___ Record excerpts

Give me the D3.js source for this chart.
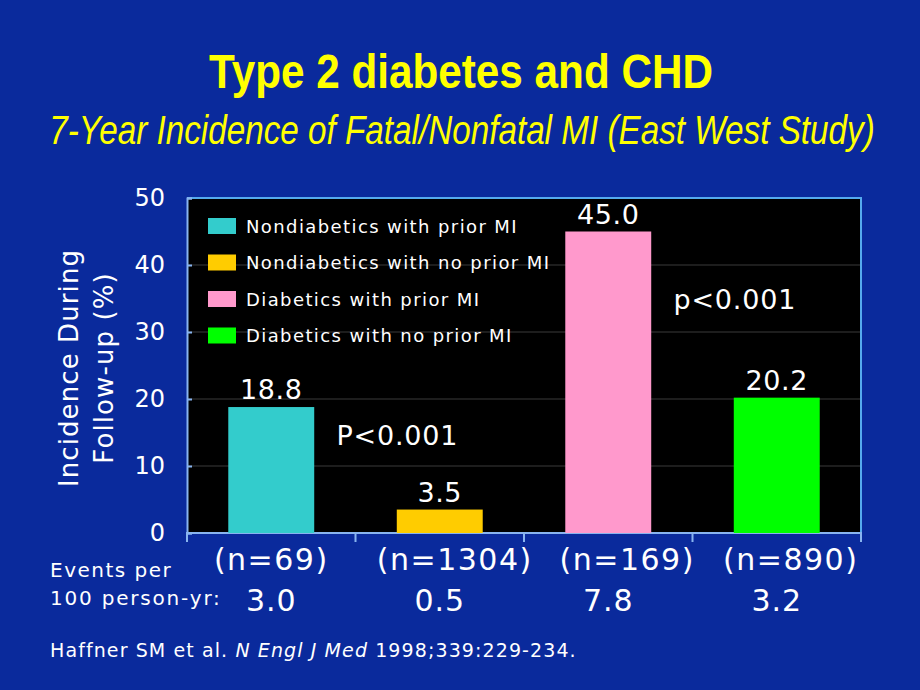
<!DOCTYPE html>
<html><head><meta charset="utf-8">
<script src="https://cdn.jsdelivr.net/npm/d3@7"></script>
<style>
html,body{margin:0;padding:0;background:#0a2a9c;}
svg{display:block;}
</style></head>
<body>
<script>
const categories = ["Nondiabetics with prior MI","Nondiabetics with no prior MI","Diabetics with prior MI","Diabetics with no prior MI"];
const values = [18.8, 3.5, 45.0, 20.2];
const valueLabels = ["18.8","3.5","45.0","20.2"];
const nLabels = ["(n=69)","(n=1304)","(n=169)","(n=890)"];
const eventRates = ["3.0","0.5","7.8","3.2"];
const colors = ["#33cccc","#ffcc00","#ff99cc","#00ff00"];
const yTicks = [0,10,20,30,40,50];
const pLabels = [{text:"P<0.001", band:1, y:13.1},{text:"p<0.001", band:3, y:33.5}];

const W=920,H=690;
const svg=d3.select("body").append("svg").attr("width",W).attr("height",H);
svg.append("rect").attr("width",W).attr("height",H).attr("fill","#0a2a9c");

const L=187,R=861,T=198,B=533;
const x=d3.scaleBand().domain(d3.range(categories.length)).range([L,R]).paddingInner(0.49).paddingOuter(0.245);
const band=d3.scaleBand().domain(d3.range(categories.length)).range([L,R]);
const y=d3.scaleLinear().domain([0,50]).range([B,T]);

// titles: condensed look via horizontal scaling
function narrowText(txt, cx, by, size, target, opts){
  const g=svg.append("g");
  const t=g.append("text").attr("x",0).attr("y",0).attr("text-anchor","middle")
   .attr("font-family","'Liberation Sans Narrow','Arial Narrow','Liberation Sans',Arial,sans-serif")
   .attr("font-size",size).attr("fill","#ffff00").text(txt);
  if(opts.bold) t.attr("font-weight","bold");
  if(opts.italic) t.attr("font-style","italic");
  const w=t.node().getComputedTextLength();
  g.attr("transform",`translate(${cx},${by}) scale(${target/w},1)`);
}
narrowText("Type 2 diabetes and CHD",461,88,48,504,{bold:true});
narrowText("7-Year Incidence of Fatal/Nonfatal MI (East West Study)",462,144,40,826,{italic:true});

// plot bg
svg.append("rect").attr("x",L).attr("y",T).attr("width",R-L).attr("height",B-T).attr("fill","#000");
// gridlines
svg.append("g").selectAll("line").data(yTicks.filter(d=>d>0&&d<50)).join("line")
 .attr("x1",L).attr("x2",R).attr("y1",d=>y(d)).attr("y2",d=>y(d)).attr("stroke","#3a3a3a").attr("stroke-width",1);
// top/right frame
svg.append("path").attr("d",`M${L},${T}H${R}V${B}`).attr("fill","none").attr("stroke","#55aaee").attr("stroke-width",2);

const font="Verdana,'DejaVu Sans',sans-serif";
// y axis
const yAxis=svg.append("g").attr("transform",`translate(${L},0)`).call(d3.axisLeft(y).tickValues(yTicks).tickSize(-5).tickPadding(22));
yAxis.select(".domain").attr("stroke","#88b4f0").attr("stroke-width",2);
yAxis.selectAll(".tick line").attr("stroke","#88b4f0").attr("stroke-width",2);
yAxis.selectAll("text").attr("font-family",font).attr("font-size",24).attr("fill","#fff");

// x axis
const xAxis=svg.append("g").attr("transform",`translate(0,${B})`);
xAxis.append("line").attr("x1",L-1).attr("x2",R+1).attr("stroke","#88b4f0").attr("stroke-width",2);
xAxis.selectAll("line.tk").data(d3.range(categories.length+1)).join("line").attr("class","tk")
 .attr("x1",i=>L+i*band.bandwidth()).attr("x2",i=>L+i*band.bandwidth()).attr("y1",0).attr("y2",9)
 .attr("stroke","#88b4f0").attr("stroke-width",2);

// bars
svg.append("g").selectAll("rect").data(values).join("rect")
 .attr("x",(d,i)=>x(i)).attr("width",x.bandwidth()).attr("y",d=>y(d)).attr("height",d=>B-y(d))
 .attr("fill",(d,i)=>colors[i]);
// value labels
svg.append("g").selectAll("text").data(values).join("text")
 .attr("x",(d,i)=>x(i)+x.bandwidth()/2).attr("y",d=>y(d)-8).attr("text-anchor","middle")
 .attr("font-family",font).attr("font-size",27).attr("letter-spacing",0.6).attr("fill","#fff").text((d,i)=>valueLabels[i]);

// p labels
svg.append("g").selectAll("text").data(pLabels).join("text")
 .attr("x",d=>band(d.band)-19).attr("y",d=>y(d.y))
 .attr("font-family",font).attr("font-size",27).attr("letter-spacing",0.8).attr("fill","#fff").text(d=>d.text);

// legend
const leg=svg.append("g").attr("transform","translate(208,226)");
categories.forEach((c,i)=>{
  const g=leg.append("g").attr("transform",`translate(0,${i*36.5})`);
  g.append("rect").attr("x",0).attr("y",-8).attr("width",28).attr("height",16).attr("fill",colors[i]);
  g.append("text").attr("x",38).attr("y",6.5).attr("font-family",font).attr("font-size",18).attr("letter-spacing",1.4).attr("fill","#fff").text(c);
});

// n labels
const nNudge=[0,15,19,14];
svg.append("g").selectAll("text").data(nLabels).join("text")
 .attr("x",(d,i)=>band(i)+band.bandwidth()/2+nNudge[i]).attr("y",570).attr("text-anchor","middle")
 .attr("font-family",font).attr("font-size",30).attr("letter-spacing",1.5).attr("fill","#fff").text(d=>d);
svg.append("g").selectAll("text").data(eventRates).join("text")
 .attr("x",(d,i)=>band(i)+band.bandwidth()/2).attr("y",611).attr("text-anchor","middle")
 .attr("font-family",font).attr("font-size",30).attr("letter-spacing",1).attr("fill","#fff").text(d=>d);
svg.append("text").attr("x",50).attr("y",577).attr("font-family",font).attr("font-size",20).attr("letter-spacing",1.5).attr("fill","#fff").text("Events per");
svg.append("text").attr("x",50).attr("y",605).attr("font-family",font).attr("font-size",20).attr("letter-spacing",1.8).attr("fill","#fff").text("100 person-yr:");

// y label
const yl=svg.append("text").attr("transform","translate(0,368) rotate(-90)").attr("text-anchor","middle")
 .attr("font-family",font).attr("font-size",26).attr("letter-spacing",1.1).attr("fill","#fff");
yl.append("tspan").attr("x",0).attr("y",78).text("Incidence During");
yl.append("tspan").attr("x",0).attr("y",113).text("Follow-up (%)");

// footer
const ft=svg.append("text").attr("x",50).attr("y",657).attr("font-family",font).attr("font-size",19).attr("letter-spacing",1.1).attr("fill","#fff");
ft.append("tspan").text("Haffner SM et al. ");
ft.append("tspan").attr("font-style","italic").text("N Engl J Med");
ft.append("tspan").text(" 1998;339:229-234.");
</script>
</body></html>
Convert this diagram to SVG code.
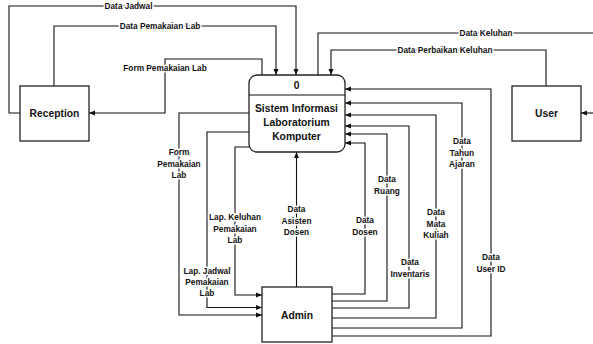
<svg xmlns="http://www.w3.org/2000/svg" width="593" height="344" viewBox="0 0 593 344">
<style>
.box{fill:#fff;stroke:#222;stroke-width:1.3}
.ln{fill:none;stroke:#111;stroke-width:1.1}
.lb{font-family:"Liberation Sans",Arial,sans-serif;font-weight:bold;font-size:8.3px;fill:#111;text-anchor:middle;paint-order:stroke;stroke:#fff;stroke-width:3px;stroke-linejoin:round}
.nt{font-family:"Liberation Sans",Arial,sans-serif;font-weight:bold;font-size:10.3px;fill:#111;text-anchor:middle}
</style>
<defs>
<marker id="ar" markerUnits="userSpaceOnUse" markerWidth="6" markerHeight="6" refX="6" refY="3" orient="auto">
<path d="M0,0.5 L6,3 L0,5.5 z" fill="#111"/>
</marker>
</defs>
<rect width="593" height="344" fill="#fff"/>
<g id="connectors">
<path class="ln" d="M20,113 H9 V6 H296 V75" marker-end="url(#ar)"/>
<path class="ln" d="M54,86 V26 H276 V75" marker-end="url(#ar)"/>
<path class="ln" d="M262,75 V59 H165 V113 H89" marker-end="url(#ar)"/>
<path class="ln" d="M593,33 H318 V75"/>
<path class="ln" d="M593,113 H581" marker-end="url(#ar)"/>
<path class="ln" d="M546,86 V50 H331 V75" marker-end="url(#ar)"/>
<path class="ln" d="M249,113 H179 V315 H262" marker-end="url(#ar)"/>
<path class="ln" d="M249,132 H207 V307.5 H262" marker-end="url(#ar)"/>
<path class="ln" d="M250,147 H235 V295 H262" marker-end="url(#ar)"/>
<path class="ln" d="M296.5,287 V152" marker-end="url(#ar)"/>
<path class="ln" d="M332,294 H365 V143 H345" marker-end="url(#ar)"/>
<path class="ln" d="M332,301 H387 V134 H345" marker-end="url(#ar)"/>
<path class="ln" d="M332,308 H409 V126 H345" marker-end="url(#ar)"/>
<path class="ln" d="M332,318 H436 V115 H345" marker-end="url(#ar)"/>
<path class="ln" d="M332,328 H462 V103 H345" marker-end="url(#ar)"/>
<path class="ln" d="M332,336 H491 V89 H345" marker-end="url(#ar)"/>
<text class="lb" x="128.5" y="9">Data Jadwal</text>
<text class="lb" x="160" y="29">Data Pemakaian Lab</text>
<text class="lb" x="165" y="71">Form Pemakaian Lab</text>
<text class="lb" x="486" y="36">Data Keluhan</text>
<text class="lb" x="445" y="53">Data Perbaikan Keluhan</text>
<text class="lb" x="179" y="155"><tspan x="179">Form</tspan><tspan x="179" dy="11.5">Pemakaian</tspan><tspan x="179" dy="11.5">Lab</tspan></text>
<text class="lb" x="235" y="220"><tspan x="235">Lap. Keluhan</tspan><tspan x="235" dy="11.5">Pemakaian</tspan><tspan x="235" dy="11.5">Lab</tspan></text>
<text class="lb" x="207" y="274"><tspan x="207">Lap. Jadwal</tspan><tspan x="207" dy="11">Pemakaian</tspan><tspan x="207" dy="11">Lab</tspan></text>
<text class="lb" x="296.5" y="212"><tspan x="296.5">Data</tspan><tspan x="296.5" dy="11.5">Asisten</tspan><tspan x="296.5" dy="11.5">Dosen</tspan></text>
<text class="lb" x="365" y="223"><tspan x="365">Data</tspan><tspan x="365" dy="12">Dosen</tspan></text>
<text class="lb" x="387" y="182"><tspan x="387">Data</tspan><tspan x="387" dy="12">Ruang</tspan></text>
<text class="lb" x="410" y="265"><tspan x="410">Data</tspan><tspan x="410" dy="11.5">Inventaris</tspan></text>
<text class="lb" x="436" y="215"><tspan x="436">Data</tspan><tspan x="436" dy="11.5">Mata</tspan><tspan x="436" dy="11.5">Kuliah</tspan></text>
<text class="lb" x="462" y="144"><tspan x="462">Data</tspan><tspan x="462" dy="11.5">Tahun</tspan><tspan x="462" dy="11.5">Ajaran</tspan></text>
<text class="lb" x="491" y="260"><tspan x="491">Data</tspan><tspan x="491" dy="12">User ID</tspan></text>
</g>
<g id="process">
<rect class="box" x="249" y="75" width="96" height="77" rx="8"/>
<line class="ln" x1="249" y1="95" x2="345" y2="95" stroke-width="1.3"/>
<text class="nt" x="296.5" y="89">0</text>
<text class="nt" x="296.5" y="112"><tspan x="296.5">Sistem Informasi</tspan><tspan x="296.5" dy="14">Laboratorium</tspan><tspan x="296.5" dy="14">Komputer</tspan></text>
</g>
<g id="reception">
<rect class="box" x="20" y="86" width="69" height="55"/>
<text class="nt" x="54.5" y="117">Reception</text>
</g>
<g id="user">
<rect class="box" x="512" y="86" width="69" height="55"/>
<text class="nt" x="546.5" y="117">User</text>
</g>
<g id="admin">
<rect class="box" x="262" y="287" width="70" height="55"/>
<text class="nt" x="297" y="319">Admin</text>
</g>
</svg>
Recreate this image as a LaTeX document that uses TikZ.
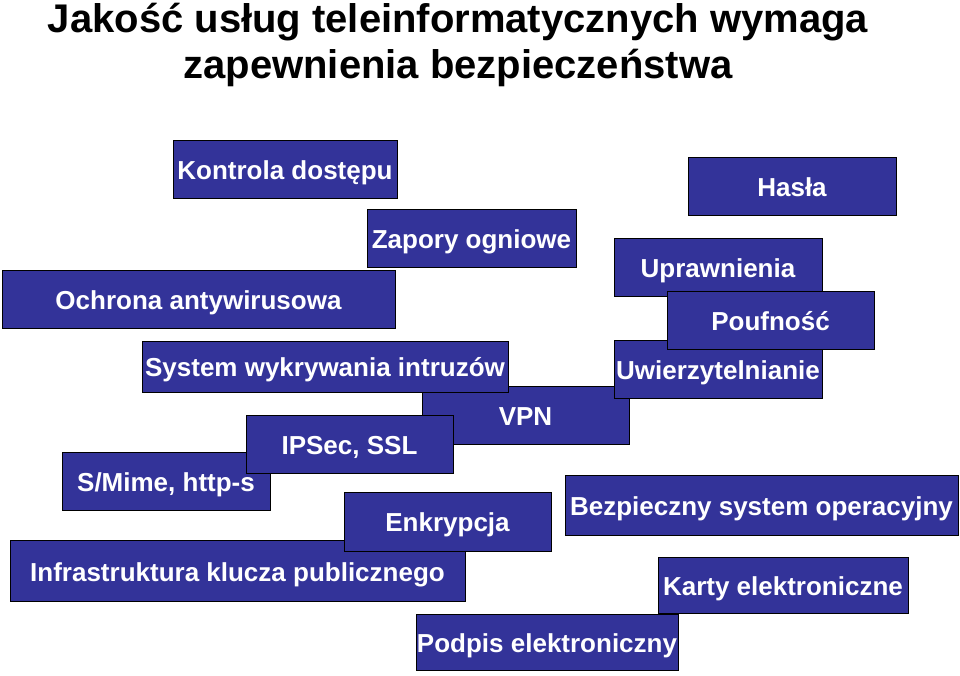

______

Above are the entries; count how many of their lines contain the word "this" and give only that number.

3